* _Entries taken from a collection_
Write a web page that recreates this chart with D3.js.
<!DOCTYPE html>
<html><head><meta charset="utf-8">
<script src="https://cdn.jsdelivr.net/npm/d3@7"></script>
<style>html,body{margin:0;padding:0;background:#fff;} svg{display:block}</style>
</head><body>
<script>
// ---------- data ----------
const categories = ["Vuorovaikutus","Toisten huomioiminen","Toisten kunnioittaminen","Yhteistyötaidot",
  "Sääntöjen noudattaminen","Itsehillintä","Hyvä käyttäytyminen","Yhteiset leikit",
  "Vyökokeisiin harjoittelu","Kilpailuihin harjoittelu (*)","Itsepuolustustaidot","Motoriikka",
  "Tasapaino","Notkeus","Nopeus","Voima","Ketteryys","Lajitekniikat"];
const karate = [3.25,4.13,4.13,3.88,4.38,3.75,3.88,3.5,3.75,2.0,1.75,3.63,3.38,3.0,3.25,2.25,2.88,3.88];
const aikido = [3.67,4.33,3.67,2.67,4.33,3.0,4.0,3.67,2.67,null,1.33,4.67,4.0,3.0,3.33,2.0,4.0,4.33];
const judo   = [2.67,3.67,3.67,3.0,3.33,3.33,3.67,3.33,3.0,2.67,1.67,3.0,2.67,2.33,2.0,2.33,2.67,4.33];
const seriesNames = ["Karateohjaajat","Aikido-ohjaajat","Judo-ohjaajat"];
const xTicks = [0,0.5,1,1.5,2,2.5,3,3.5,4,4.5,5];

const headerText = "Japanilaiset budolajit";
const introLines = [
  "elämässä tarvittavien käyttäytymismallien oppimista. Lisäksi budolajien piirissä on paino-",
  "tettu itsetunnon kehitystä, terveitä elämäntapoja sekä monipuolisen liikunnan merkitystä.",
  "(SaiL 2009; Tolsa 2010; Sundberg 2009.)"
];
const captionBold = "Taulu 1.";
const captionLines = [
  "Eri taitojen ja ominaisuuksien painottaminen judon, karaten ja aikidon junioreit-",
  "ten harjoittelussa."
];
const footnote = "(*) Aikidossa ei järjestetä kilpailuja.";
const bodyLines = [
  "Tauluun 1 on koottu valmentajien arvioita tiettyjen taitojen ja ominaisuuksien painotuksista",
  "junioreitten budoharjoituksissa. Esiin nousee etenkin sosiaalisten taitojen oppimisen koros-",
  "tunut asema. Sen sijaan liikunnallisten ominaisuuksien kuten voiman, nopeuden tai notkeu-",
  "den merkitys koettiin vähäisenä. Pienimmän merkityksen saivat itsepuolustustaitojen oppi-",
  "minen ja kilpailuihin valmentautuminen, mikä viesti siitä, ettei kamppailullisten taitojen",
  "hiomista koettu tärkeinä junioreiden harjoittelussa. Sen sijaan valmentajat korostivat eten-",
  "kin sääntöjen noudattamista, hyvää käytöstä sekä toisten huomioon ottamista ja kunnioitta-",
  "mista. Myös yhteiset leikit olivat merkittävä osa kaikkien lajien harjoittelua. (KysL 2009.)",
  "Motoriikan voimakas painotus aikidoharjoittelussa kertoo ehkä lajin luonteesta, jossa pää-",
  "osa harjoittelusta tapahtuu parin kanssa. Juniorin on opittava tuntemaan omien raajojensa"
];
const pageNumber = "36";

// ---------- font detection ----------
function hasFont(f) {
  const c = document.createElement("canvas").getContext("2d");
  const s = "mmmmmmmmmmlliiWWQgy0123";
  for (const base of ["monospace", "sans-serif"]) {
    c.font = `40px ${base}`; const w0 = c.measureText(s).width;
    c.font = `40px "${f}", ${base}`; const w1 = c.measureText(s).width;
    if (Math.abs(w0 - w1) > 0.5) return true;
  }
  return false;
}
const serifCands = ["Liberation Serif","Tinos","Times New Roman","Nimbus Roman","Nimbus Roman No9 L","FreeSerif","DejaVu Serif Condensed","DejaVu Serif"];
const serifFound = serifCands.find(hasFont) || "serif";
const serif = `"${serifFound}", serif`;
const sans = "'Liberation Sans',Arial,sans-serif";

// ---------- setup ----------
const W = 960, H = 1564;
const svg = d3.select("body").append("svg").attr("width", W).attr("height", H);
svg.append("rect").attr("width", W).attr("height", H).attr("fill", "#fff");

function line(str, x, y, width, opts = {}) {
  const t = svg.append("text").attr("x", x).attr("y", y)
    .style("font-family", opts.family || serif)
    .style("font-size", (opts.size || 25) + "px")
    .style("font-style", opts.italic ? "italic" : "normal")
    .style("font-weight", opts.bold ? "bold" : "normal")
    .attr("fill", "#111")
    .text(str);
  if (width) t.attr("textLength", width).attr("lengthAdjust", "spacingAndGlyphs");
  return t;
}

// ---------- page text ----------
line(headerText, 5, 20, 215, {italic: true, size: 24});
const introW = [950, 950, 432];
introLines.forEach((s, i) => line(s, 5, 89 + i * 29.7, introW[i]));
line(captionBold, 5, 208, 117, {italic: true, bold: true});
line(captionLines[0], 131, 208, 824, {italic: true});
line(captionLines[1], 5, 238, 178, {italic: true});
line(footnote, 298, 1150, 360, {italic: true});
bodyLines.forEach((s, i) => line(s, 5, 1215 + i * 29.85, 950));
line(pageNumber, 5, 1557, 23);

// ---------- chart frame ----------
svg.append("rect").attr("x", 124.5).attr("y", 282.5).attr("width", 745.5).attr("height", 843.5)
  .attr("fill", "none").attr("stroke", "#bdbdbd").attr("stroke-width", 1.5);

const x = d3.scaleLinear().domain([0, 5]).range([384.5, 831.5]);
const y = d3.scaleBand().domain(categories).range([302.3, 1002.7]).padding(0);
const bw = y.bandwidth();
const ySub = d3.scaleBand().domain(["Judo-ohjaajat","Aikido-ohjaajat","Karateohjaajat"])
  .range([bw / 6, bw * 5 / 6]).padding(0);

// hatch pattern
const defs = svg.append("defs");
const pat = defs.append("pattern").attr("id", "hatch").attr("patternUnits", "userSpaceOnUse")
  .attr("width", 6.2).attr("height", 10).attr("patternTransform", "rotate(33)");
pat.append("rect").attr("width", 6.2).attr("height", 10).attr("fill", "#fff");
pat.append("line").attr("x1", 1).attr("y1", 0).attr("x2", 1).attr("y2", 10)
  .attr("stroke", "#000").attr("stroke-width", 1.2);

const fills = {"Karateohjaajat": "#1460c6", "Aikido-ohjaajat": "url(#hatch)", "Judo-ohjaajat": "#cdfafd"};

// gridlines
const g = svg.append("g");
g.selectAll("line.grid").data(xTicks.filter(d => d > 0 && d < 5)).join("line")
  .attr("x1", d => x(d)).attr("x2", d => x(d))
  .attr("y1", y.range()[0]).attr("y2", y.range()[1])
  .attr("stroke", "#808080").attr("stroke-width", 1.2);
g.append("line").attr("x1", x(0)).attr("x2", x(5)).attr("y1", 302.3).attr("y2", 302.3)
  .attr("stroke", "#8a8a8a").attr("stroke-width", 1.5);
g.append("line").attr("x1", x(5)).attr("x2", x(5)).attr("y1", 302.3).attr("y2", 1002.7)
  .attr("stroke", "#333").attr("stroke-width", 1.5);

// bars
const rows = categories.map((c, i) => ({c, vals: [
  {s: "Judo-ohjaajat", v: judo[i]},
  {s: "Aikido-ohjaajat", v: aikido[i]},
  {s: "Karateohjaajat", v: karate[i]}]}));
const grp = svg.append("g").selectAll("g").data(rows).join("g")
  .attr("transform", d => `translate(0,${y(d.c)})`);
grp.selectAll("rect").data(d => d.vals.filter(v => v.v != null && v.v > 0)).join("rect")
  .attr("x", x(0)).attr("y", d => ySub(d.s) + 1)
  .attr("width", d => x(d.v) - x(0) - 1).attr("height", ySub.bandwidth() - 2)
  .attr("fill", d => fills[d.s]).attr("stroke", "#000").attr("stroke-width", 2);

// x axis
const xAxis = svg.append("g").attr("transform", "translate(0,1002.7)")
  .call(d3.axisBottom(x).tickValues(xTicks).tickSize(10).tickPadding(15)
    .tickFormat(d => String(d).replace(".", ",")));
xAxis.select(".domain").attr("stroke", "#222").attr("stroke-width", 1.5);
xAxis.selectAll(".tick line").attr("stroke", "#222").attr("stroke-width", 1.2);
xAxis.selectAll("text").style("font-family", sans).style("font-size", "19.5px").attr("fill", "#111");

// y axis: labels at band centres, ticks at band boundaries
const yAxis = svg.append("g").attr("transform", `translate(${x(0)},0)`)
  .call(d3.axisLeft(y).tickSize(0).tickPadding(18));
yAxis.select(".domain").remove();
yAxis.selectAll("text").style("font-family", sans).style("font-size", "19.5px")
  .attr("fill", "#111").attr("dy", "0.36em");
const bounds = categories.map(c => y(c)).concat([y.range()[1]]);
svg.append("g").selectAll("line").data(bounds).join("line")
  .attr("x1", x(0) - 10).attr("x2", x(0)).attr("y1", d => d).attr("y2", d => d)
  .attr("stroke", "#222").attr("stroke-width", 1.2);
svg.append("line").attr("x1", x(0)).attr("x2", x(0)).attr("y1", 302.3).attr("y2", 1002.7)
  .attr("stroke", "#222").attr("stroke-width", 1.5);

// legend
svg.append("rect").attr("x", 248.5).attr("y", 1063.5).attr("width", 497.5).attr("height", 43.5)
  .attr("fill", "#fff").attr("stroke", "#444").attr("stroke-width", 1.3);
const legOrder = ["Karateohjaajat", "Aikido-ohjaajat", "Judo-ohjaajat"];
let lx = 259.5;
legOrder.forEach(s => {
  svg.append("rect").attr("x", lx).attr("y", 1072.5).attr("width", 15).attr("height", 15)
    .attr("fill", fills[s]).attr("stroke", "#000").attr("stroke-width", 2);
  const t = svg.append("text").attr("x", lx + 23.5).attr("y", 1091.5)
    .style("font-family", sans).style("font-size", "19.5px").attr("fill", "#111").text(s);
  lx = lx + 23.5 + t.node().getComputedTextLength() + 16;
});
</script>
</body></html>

* * *

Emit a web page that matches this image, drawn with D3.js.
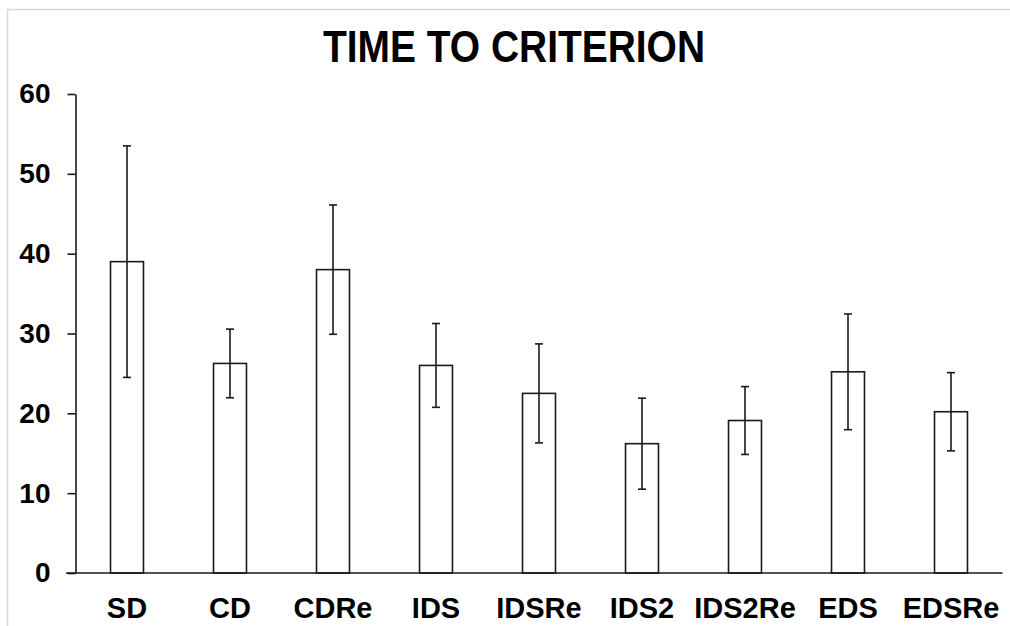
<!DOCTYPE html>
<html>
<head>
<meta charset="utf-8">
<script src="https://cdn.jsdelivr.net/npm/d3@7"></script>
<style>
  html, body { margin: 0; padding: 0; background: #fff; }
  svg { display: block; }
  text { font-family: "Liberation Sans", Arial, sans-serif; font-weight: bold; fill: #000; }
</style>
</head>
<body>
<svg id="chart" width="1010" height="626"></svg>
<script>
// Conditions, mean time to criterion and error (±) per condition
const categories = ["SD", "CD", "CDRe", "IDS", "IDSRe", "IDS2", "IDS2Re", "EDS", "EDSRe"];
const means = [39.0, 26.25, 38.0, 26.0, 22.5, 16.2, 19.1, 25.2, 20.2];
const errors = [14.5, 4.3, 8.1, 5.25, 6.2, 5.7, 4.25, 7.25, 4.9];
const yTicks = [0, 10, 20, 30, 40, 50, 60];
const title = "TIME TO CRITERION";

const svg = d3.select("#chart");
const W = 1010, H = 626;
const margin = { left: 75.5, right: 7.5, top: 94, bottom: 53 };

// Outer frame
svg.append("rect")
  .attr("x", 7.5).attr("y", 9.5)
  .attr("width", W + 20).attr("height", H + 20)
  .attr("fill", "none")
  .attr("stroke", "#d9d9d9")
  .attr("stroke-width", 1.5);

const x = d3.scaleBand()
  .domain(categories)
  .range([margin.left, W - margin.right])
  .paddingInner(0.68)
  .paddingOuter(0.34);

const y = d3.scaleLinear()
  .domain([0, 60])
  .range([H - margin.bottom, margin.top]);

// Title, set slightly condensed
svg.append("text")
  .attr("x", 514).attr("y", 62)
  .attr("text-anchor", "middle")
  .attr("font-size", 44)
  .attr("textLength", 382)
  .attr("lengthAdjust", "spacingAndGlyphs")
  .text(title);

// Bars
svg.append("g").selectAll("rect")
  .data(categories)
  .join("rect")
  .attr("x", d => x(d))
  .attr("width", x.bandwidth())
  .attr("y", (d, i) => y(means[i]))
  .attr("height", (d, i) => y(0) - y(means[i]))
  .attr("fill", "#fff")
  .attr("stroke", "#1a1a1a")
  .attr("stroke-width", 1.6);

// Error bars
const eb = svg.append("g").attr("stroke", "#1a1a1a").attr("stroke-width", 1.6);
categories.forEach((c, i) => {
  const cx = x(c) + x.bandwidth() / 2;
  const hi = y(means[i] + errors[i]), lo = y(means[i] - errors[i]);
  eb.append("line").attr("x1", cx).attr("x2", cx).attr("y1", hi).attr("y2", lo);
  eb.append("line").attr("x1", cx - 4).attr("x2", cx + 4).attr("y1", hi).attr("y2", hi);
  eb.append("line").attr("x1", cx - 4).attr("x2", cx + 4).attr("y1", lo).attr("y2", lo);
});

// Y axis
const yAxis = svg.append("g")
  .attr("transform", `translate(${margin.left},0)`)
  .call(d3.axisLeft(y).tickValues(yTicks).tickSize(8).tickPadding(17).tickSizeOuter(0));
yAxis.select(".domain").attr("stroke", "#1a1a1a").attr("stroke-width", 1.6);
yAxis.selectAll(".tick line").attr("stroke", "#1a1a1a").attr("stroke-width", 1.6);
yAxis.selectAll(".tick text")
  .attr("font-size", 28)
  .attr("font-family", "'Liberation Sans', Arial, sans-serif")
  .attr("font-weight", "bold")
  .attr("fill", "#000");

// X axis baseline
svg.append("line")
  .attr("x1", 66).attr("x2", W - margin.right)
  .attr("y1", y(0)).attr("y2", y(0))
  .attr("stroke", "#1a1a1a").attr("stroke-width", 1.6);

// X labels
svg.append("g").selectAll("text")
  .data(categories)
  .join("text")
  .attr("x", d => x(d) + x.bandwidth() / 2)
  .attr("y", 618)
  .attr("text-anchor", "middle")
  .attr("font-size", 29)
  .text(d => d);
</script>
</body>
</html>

* _Goal of the exercise_
Look through the entries above and quote exactly the lines from the line with "Write a web" to the line with "const xTicks = [0,0.5,1,1.5,2,2.5,3,3.5,4,4.5,5];", counting both of those lines.

* _Answer for the task_
Write a web page that recreates this chart with D3.js.
<!DOCTYPE html>
<html><head><meta charset="utf-8">
<script src="https://cdn.jsdelivr.net/npm/d3@7"></script>
<style>html,body{margin:0;padding:0;background:#fff;} svg{display:block}</style>
</head><body>
<script>
// ---------- data ----------
const categories = ["Vuorovaikutus","Toisten huomioiminen","Toisten kunnioittaminen","Yhteistyötaidot",
  "Sääntöjen noudattaminen","Itsehillintä","Hyvä käyttäytyminen","Yhteiset leikit",
  "Vyökokeisiin harjoittelu","Kilpailuihin harjoittelu (*)","Itsepuolustustaidot","Motoriikka",
  "Tasapaino","Notkeus","Nopeus","Voima","Ketteryys","Lajitekniikat"];
const karate = [3.25,4.13,4.13,3.88,4.38,3.75,3.88,3.5,3.75,2.0,1.75,3.63,3.38,3.0,3.25,2.25,2.88,3.88];
const aikido = [3.67,4.33,3.67,2.67,4.33,3.0,4.0,3.67,2.67,null,1.33,4.67,4.0,3.0,3.33,2.0,4.0,4.33];
const judo   = [2.67,3.67,3.67,3.0,3.33,3.33,3.67,3.33,3.0,2.67,1.67,3.0,2.67,2.33,2.0,2.33,2.67,4.33];
const seriesNames = ["Karateohjaajat","Aikido-ohjaajat","Judo-ohjaajat"];
const xTicks = [0,0.5,1,1.5,2,2.5,3,3.5,4,4.5,5];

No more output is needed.